Well, there you go. I figured you tended somewhat liberal, not really too hard, but it was an impulse you had to check a little to approach balance. Not that I thought it was really all that worth commenting on either way.
Appparently you’re even more right wing than I am.
Welcome to the club.
Stoller makes his living working for the Democratic party in various capacities. What, is he the standard bearer for non-partisanship? Give us a break.
That aside, the Blogometer HAS had its problems lately. There’s a solution, besides “ordering” its shutdown: Stop reading it. Stoller could offer his readers similar advice I suppose, but doesn’t it sound grand to issue an order for its closure from on high?
Snitch, the order came from the Townhouse mailing list, and nothing sounds grand after detonating the Lamont bomb. :)
Ace being funny.
I’ve thought before the Blogmeter spent an inordinate amount of time detailing leftist blogs. Didn’t care though, actually didn’t know it was neutral. Again, didn’t care (to mean – I didn’t think it should be gotten rid of because I thought it was left friendly– also was not “mad” at it)
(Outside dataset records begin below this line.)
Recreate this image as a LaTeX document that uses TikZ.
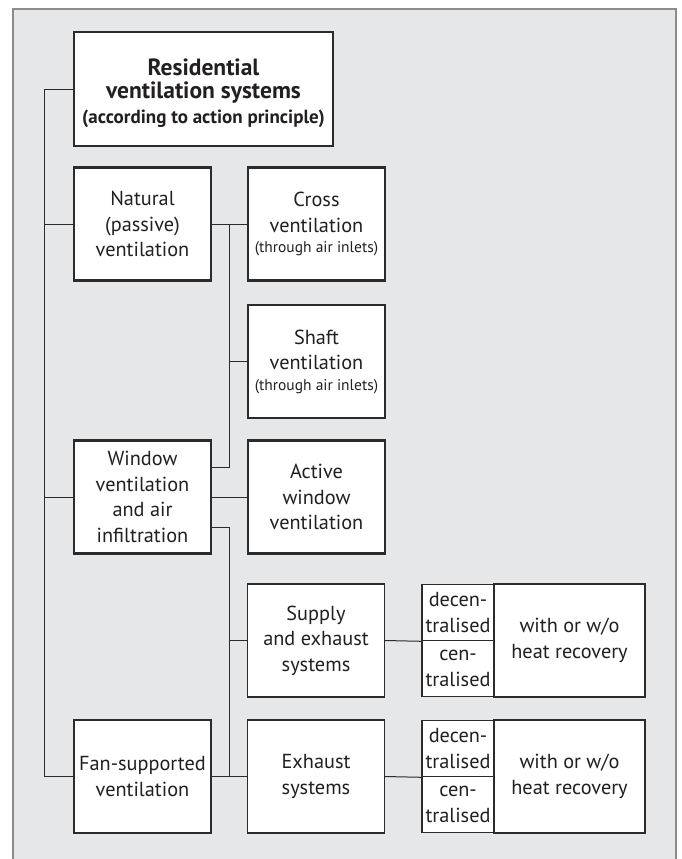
\documentclass[tikz,border=0pt]{standalone}
\usepackage{fontspec}
\setmainfont{PT Sans}
\definecolor{panel}{HTML}{E6E7E8}
\definecolor{pborder}{HTML}{8C8C8C}
\definecolor{lc}{HTML}{2B2B2B}
\definecolor{tc}{HTML}{231F20}
\newcommand{\mainsz}{\fontsize{20.3}{25.5}\selectfont}
\newcommand{\smallsz}{\fontsize{15.5}{19}\selectfont}
\newcommand{\titlesz}{\fontsize{23.5}{23.5}\selectfont\bfseries}
\newcommand{\subtsz}{\fontsize{19}{23.5}\selectfont\bfseries}
\tikzset{
  box/.style={draw=lc, fill=white, text=tc, align=center, inner sep=0pt,
              minimum width=137pt, minimum height=113pt, font=\mainsz},
  thickbox/.style={box, line width=2.3pt},
  thinbox/.style={box, line width=1.1pt},
  titlebox/.style={box, line width=1.2pt, minimum width=259pt, minimum height=114pt, font=\titlesz},
  halfbox/.style={box, line width=1.1pt, minimum width=72pt, minimum height=56.5pt},
  heatbox/.style={box, line width=1.1pt, minimum width=151pt, minimum height=113pt},
  conn/.style={draw=lc, line width=1pt},
}
\begin{document}
\begin{tikzpicture}[x=1pt, y=-1pt]
\useasboundingbox (0,0) rectangle (682,859);
\draw[fill=panel, draw=pborder, line width=1.2pt] (13,9) rectangle (676,880);

\node[titlebox] (title) at (203.5,89) {\rule{0pt}{25pt}Residential\\ventilation systems\\[1pt]\subtsz (according to action principle)};

\node[thickbox] (nat) at (142.5,224) {Natural\\(passive)\\ventilation};
\node[thickbox] (cross) at (316.5,224) {Cross\\ventilation\\[-5pt]\smallsz (through air inlets)};
\node[thickbox] (shaft) at (316.5,361.5) {Shaft\\ventilation\\[-5pt]\smallsz (through air inlets)};
\node[thickbox] (window) at (142.5,497) {Window\\ventilation\\and air\\infiltration};
\node[thickbox] (active) at (316.5,497) {Active\\window\\ventilation};

\node[thinbox] (supply) at (316,640.5) {Supply\\and exhaust\\systems};
\node[thinbox] (exh) at (316,776.5) {Exhaust\\systems};
\node[thinbox] (fan) at (142.5,776.5) {Fan-supported\\ventilation};

\node[halfbox] (dec1) at (458,612.5) {decen-\\tralised};
\node[halfbox] (cen1) at (458,668.5) {cen-\\tralised};
\node[heatbox] (heat1) at (569.5,640.5) {with or w/o\\heat recovery};
\node[halfbox] (dec2) at (458,748.5) {decen-\\tralised};
\node[halfbox] (cen2) at (458,804.5) {cen-\\tralised};
\node[heatbox] (heat2) at (569.5,776.5) {with or w/o\\heat recovery};

\coordinate (tr) at (44,0);
\coordinate (vx) at (229,0);
\coordinate (wu) at (211,467);
\coordinate (wl) at (211,527);

\draw[conn] (title.west) -- (title.west -| tr) -- (fan.west -| tr) -- (fan.west);
\draw[conn] (nat.west -| tr) -- (nat.west);
\draw[conn] (window.west -| tr) -- (window.west);
\draw[conn] (nat.east) -- (cross.west);
\draw[conn] (nat.east -| vx) -- (wu -| vx) -- (wu);
\draw[conn] (shaft.west -| vx) -- (shaft.west);
\draw[conn] (window.east) -- (active.west);
\draw[conn] (wl) -- (wl -| vx) -- (exh.west -| vx);
\draw[conn] (fan.east) -- (exh.west);
\draw[conn] (supply.west -| vx) -- (supply.west);
\draw[conn] (supply.east) -- (dec1.south west);
\draw[conn] (exh.east) -- (dec2.south west);
\end{tikzpicture}
\end{document}
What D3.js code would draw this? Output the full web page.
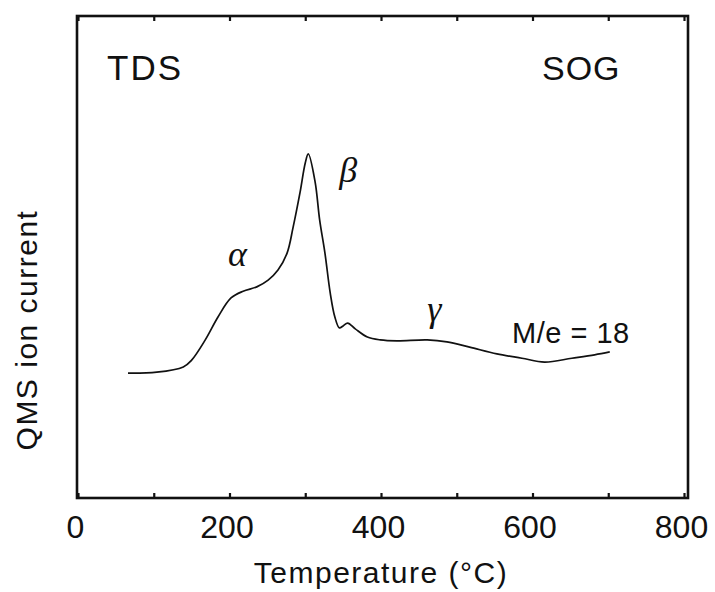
<!DOCTYPE html>
<html>
<head>
<meta charset="utf-8">
<script src="https://cdn.jsdelivr.net/npm/d3@7"></script>
<style>
  body { margin: 0; background: #fff; }
  svg { display: block; }
  text { fill: #111; }
</style>
</head>
<body>
<div id="chart"></div>
<script>
// Temperature (deg C)
var temps = [66, 104, 139, 150, 168, 185, 202, 218, 236, 251, 264, 276, 284, 293, 300, 304,
    313, 319, 326, 333, 339, 345, 350, 356, 366, 382, 399, 421, 461, 487, 517, 553, 586,
    616, 652, 682, 702];

// QMS ion current, arbitrary units (0 = bottom of frame, 100 = top)
var current = [25.9, 26.1, 27.2, 28.6, 32.8, 37.6, 41.5, 42.9, 43.8, 45.2, 47.3, 50.8, 56.2,
    63.3, 69.5, 71.4, 65.6, 57.7, 50.8, 42.5, 37.6, 35.3, 35.7, 36.3, 35.1, 33.4, 32.8, 32.6,
    32.8, 32.4, 31.3, 29.9, 29.0, 28.2, 29.0, 29.7, 30.3];

var xTicks = [0, 100, 200, 300, 400, 500, 600, 700, 800];
var xLabels = [0, 200, 400, 600, 800];

// peak labels: [text, temperature, current]
var peaks = [["\u03b1", 198, 48.2], ["\u03b2", 345, 65.5], ["\u03b3", 461, 36.8]];

var W = 715, H = 592;
var frame = { left: 77, right: 688, top: 16, bottom: 498 };

var svg = d3.select("#chart").append("svg")
    .attr("width", W)
    .attr("height", H);

var x = d3.scaleLinear().domain([0, 800]).range([78, 684]);
var y = d3.scaleLinear().domain([0, 100]).range([frame.bottom, frame.top]);

// bottom axis, ticks pointing into the plot
var bottomAxis = svg.append("g")
    .attr("transform", "translate(0," + frame.bottom + ")")
    .call(d3.axisBottom(x)
        .tickValues(xTicks)
        .tickSizeInner(-5)
        .tickSizeOuter(0)
        .tickPadding(17)
        .tickFormat(function(d) { return xLabels.indexOf(d) >= 0 ? d : ""; }));

bottomAxis.select(".domain").remove();
bottomAxis.selectAll(".tick line").attr("stroke", "#111").attr("stroke-width", 2.2);
bottomAxis.selectAll(".tick text")
    .attr("font-family", "'Liberation Sans', Arial, sans-serif")
    .attr("font-size", 32)
    .attr("fill", "#111")
    .attr("dx", -3);

// top axis, ticks only
var topAxis = svg.append("g")
    .attr("transform", "translate(0," + frame.top + ")")
    .call(d3.axisTop(x)
        .tickValues(xTicks)
        .tickSizeInner(-5)
        .tickSizeOuter(0)
        .tickFormat(""));

topAxis.select(".domain").remove();
topAxis.selectAll(".tick line").attr("stroke", "#111").attr("stroke-width", 2.2);

// frame
svg.append("rect")
    .attr("x", frame.left)
    .attr("y", frame.top)
    .attr("width", frame.right - frame.left)
    .attr("height", frame.bottom - frame.top)
    .attr("fill", "none")
    .attr("stroke", "#111")
    .attr("stroke-width", 2.6);

// the trace
var line = d3.line()
    .x(function(d, i) { return x(temps[i]); })
    .y(function(d) { return y(d); })
    .curve(d3.curveCatmullRom.alpha(0.5));

svg.append("path")
    .datum(current)
    .attr("d", line)
    .attr("fill", "none")
    .attr("stroke", "#111")
    .attr("stroke-width", 1.7)
    .attr("stroke-linejoin", "round");

// peak labels
svg.selectAll(".peak")
    .data(peaks)
    .enter().append("text")
    .attr("class", "peak")
    .attr("x", function(d) { return x(d[1]); })
    .attr("y", function(d) { return y(d[2]); })
    .attr("font-family", "'Liberation Serif', 'Times New Roman', serif")
    .attr("font-style", "italic")
    .attr("font-size", 36)
    .text(function(d) { return d[0]; });

// corner and series labels
var sans = "'Liberation Sans', Arial, sans-serif";

svg.append("text")
    .attr("x", 107).attr("y", 80)
    .attr("font-family", sans).attr("font-size", 35)
    .attr("letter-spacing", 2)
    .text("TDS");

svg.append("text")
    .attr("x", 542).attr("y", 80)
    .attr("font-family", sans).attr("font-size", 34)
    .attr("letter-spacing", 1)
    .text("SOG");

svg.append("text")
    .attr("x", 512).attr("y", 343)
    .attr("font-family", sans).attr("font-size", 29)
    .attr("letter-spacing", 0.5)
    .text("M/e = 18");

// axis titles
svg.append("text")
    .attr("x", 381).attr("y", 583)
    .attr("text-anchor", "middle")
    .attr("font-family", sans).attr("font-size", 30)
    .attr("letter-spacing", 1.5)
    .text("Temperature  (\u00b0C)");

svg.append("text")
    .attr("transform", "translate(37,330) rotate(-90)")
    .attr("text-anchor", "middle")
    .attr("font-family", sans).attr("font-size", 30)
    .attr("letter-spacing", 1.5)
    .text("QMS ion current");
</script>
</body>
</html>
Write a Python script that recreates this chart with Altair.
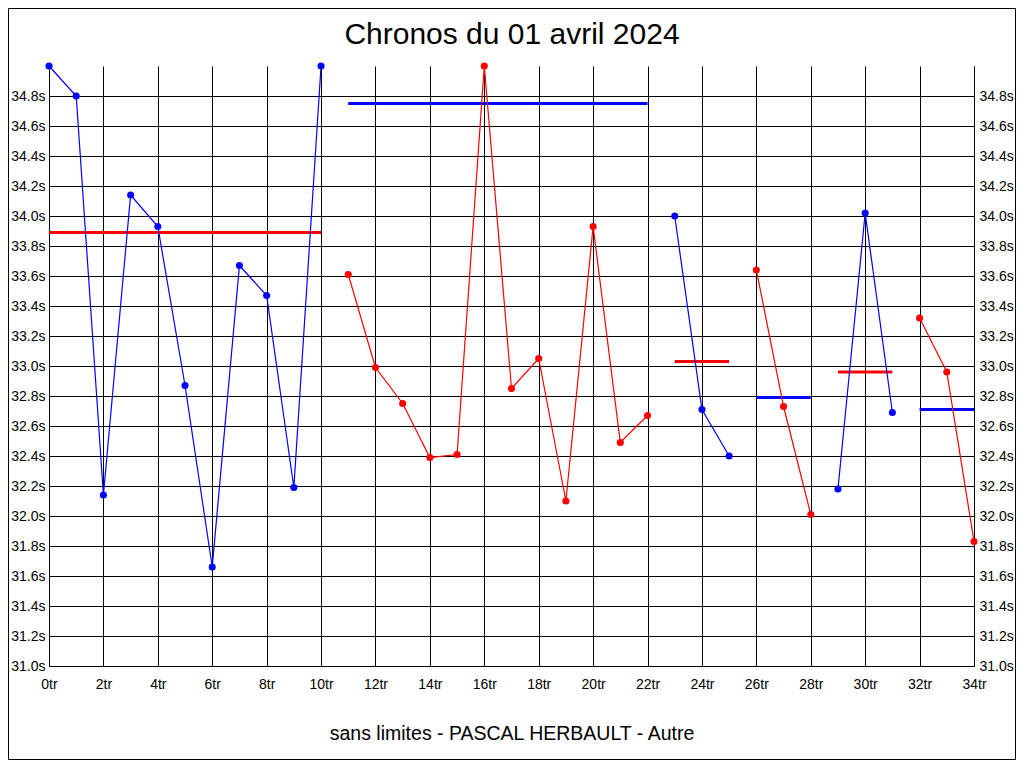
import altair as alt
import pandas as pd

# ---- data ----
laps = list(range(35))
times = [35.00, 34.80, 32.14, 34.14, 33.93, 32.87, 31.66, 33.67, 33.47, 32.19, 35.00,
         33.61, 32.99, 32.75, 32.39, 32.41, 35.00, 32.85, 33.05, 32.10, 33.93, 32.49, 32.67,
         34.00, 32.71, 32.40,
         33.64, 32.73, 32.01,
         32.18, 34.02, 32.69,
         33.32, 32.96, 31.83]
seg_start = [0, 11, 23, 26, 29, 32]
seg_end = [10, 22, 25, 28, 31, 34]
seg_color = ["#0000FF", "#FF0000", "#0000FF", "#FF0000", "#0000FF", "#FF0000"]
mean_time = [33.89, 34.75, 33.03, 32.79, 32.96, 32.71]
mean_color = ["#FF0000", "#0000FF", "#FF0000", "#0000FF", "#FF0000", "#0000FF"]
x_ticks = [0, 2, 4, 6, 8, 10, 12, 14, 16, 18, 20, 22, 24, 26, 28, 30, 32, 34]
y_ticks = [31.0, 31.2, 31.4, 31.6, 31.8, 32.0, 32.2, 32.4, 32.6, 32.8,
           33.0, 33.2, 33.4, 33.6, 33.8, 34.0, 34.2, 34.4, 34.6, 34.8]
title_text = ["Chronos du 01 avril 2024"]
subtitle_text = "sans limites - PASCAL HERBAULT - Autre"

rows = []
for s, (a, b) in enumerate(zip(seg_start, seg_end)):
    for lap in laps[a:b + 1]:
        rows.append({"tr": lap, "t": times[lap], "seg": s, "color": seg_color[s]})
pts = pd.DataFrame(rows)
means = pd.DataFrame({"tr": seg_start, "end": seg_end, "t": mean_time, "color": mean_color})

FONT = "Liberation Sans"
W, H = 925, 600
PL, PT, PR, PB = 41, 58, 42, 94

common = dict(gridColor="black", gridOpacity=1, gridWidth=1,
              domainColor="black", domainWidth=1, domainOpacity=1,
              labelColor="black", labelFont=FONT, labelFontSize=14,
              ticks=False, tickSize=0, labelFlush=False, labelOverlap=False)

x_enc = alt.X(
    "tr:Q",
    scale=alt.Scale(domain=[0, 34], nice=False, zero=False),
    axis=alt.Axis(values=x_ticks, labelExpr="datum.value + 'tr'", grid=True,
                  labelPadding=11, title=subtitle_text, titlePadding=33,
                  titleFontSize=19.5, titleFontWeight="normal", titleFont=FONT,
                  titleColor="black", **common),
)
y_scale = alt.Scale(domain=[31, 35], nice=False, zero=False)
y_left = alt.Y("t:Q", scale=y_scale,
               axis=alt.Axis(orient="left", values=y_ticks,
                             labelExpr="format(datum.value, '.1f') + 's'",
                             grid=True, labelPadding=4, title=None, **common))
y_right = alt.Y("t:Q", scale=y_scale,
                axis=alt.Axis(orient="right", values=y_ticks,
                              labelExpr="format(datum.value, '.1f') + 's'",
                              grid=False, labelPadding=5, title=None, **common))
y_none = alt.Y("t:Q", scale=y_scale, axis=None)
col = alt.Color("color:N", scale=None)

border = alt.Chart(pd.DataFrame({"k": [0]})).mark_rect(
    fillOpacity=0, stroke="black", strokeWidth=1
).encode(
    x=alt.value(-PL + 0.5), x2=alt.value(W + PR - 0.5),
    y=alt.value(-PT + 0.5), y2=alt.value(H + PB - 0.5),
)

title = alt.Chart(pd.DataFrame({"label": title_text})).mark_text(
    font=FONT, fontSize=30, color="black", align="center", baseline="alphabetic"
).encode(
    text="label:N", x=alt.value(W / 2 + 0.5), y=alt.value(-22)
)

rules = alt.Chart(means).mark_rule(strokeWidth=3).encode(
    x=x_enc, x2="end:Q", y=y_none, color=col
)
lines = alt.Chart(pts).mark_line(strokeWidth=1.2).encode(
    x=x_enc, y=y_left, detail="seg:N", color=col
)
points = alt.Chart(pts).mark_circle(size=50, opacity=1).encode(
    x=x_enc, y=y_right, color=col
)

chart = (
    alt.layer(border, title, rules, lines, points)
    .resolve_axis(y="independent")
    .properties(
        width=W, height=H,
        background="white",
        autosize=alt.AutoSizeParams(type="none"),
        padding={"left": PL, "top": PT, "right": PR, "bottom": PB},
    )
    .configure_view(strokeWidth=0)
)

chart.save("out.html", embed_options={"renderer": "svg", "actions": False})
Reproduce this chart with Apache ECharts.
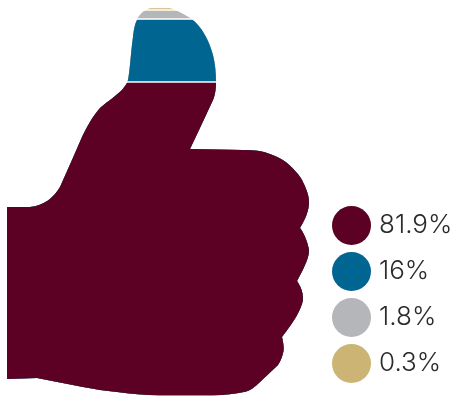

3, Sounds like Stoller is “defensive”and “reactionary” as a rule
and anyone who says…
–Get Rid of the Blogometer… just wish they’d get rid of the Blogometer—
–Don’t read this book. Stay as far away from it as you can.–
is obviously worried and/or insecure for some reason.
Since Buetler left, Blogometer has become the Kosometer, essentially reprinting everything the Great And Powerful Kos ever utters, the Atriometer (ditto) and the Big Box Blogometer generally. It’s like watching reruns. I have no idea why this would upset Stoller or the MyDD types, aside from the fact that they are all quite insane to begin with.
If you’re really, really,lucky, Will, Stoller will go for the Nazi analogy in his reply.